Choosing the Best Buyers to Target
Will you be purchasing different property after the sale, or exiting the rental market altogether? If you’ll be selling a difficult property that needs work, selling it to a real estate investor who is open to taking care of this added workload could expedite the sale.
How to Avoid Capital Gains Taxes
Selling a property in order to have the income to buy another can save you the tax burden from the sale through something called a 1031 Exchange. This tax advantage will allow you to avoid capital gains by immediately rolling and re-investing the funds into another rental property. The proceeds should go into an escrow account, and the new property must be selected within 45 days. There’s also a limit of six months to complete the new rental property purchase. Because of this, it’s ideal to have new property lined up before selling your current one.
More Tax Considerations
Rental property capital gains taxes cost quite a bit more than taxes from the sale of a property for personal use. Capital gains paid on your profits are also increased by depreciation you’ve claimed against the property. If it lost money and this loss was applied against past tax bills, be prepared to pay a larger bill after the sale.
Incorporating a rental business before selling can offer both legal protections and tax benefits to property owners. Landlords should consider it, especially if they own more than one rental property.

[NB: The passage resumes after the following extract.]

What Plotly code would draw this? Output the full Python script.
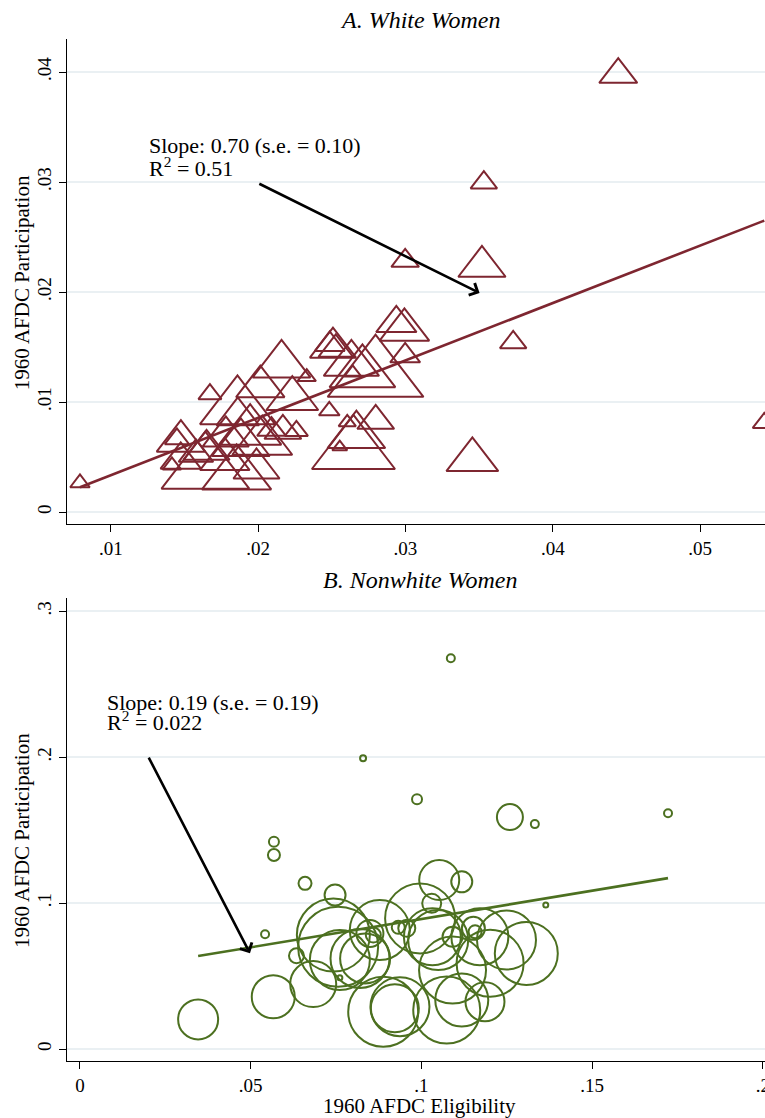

Is Selling Your Only Option?
Those selling a rental property should bear in mind that there may be other remedies to their concerns besides selling the property. For example, if renting the property has become tedious but it’s still profitable, hiring a property manager to take over can be a viable solution. Many of these services will also manage routine and major repairs for a fee.
Selling a rental property is a major decision and one that should be carefully considered. The tax implications can be significant; however, there are ways to mitigate the impact. Use these guidelines when selling a rental property and maximize your benefits.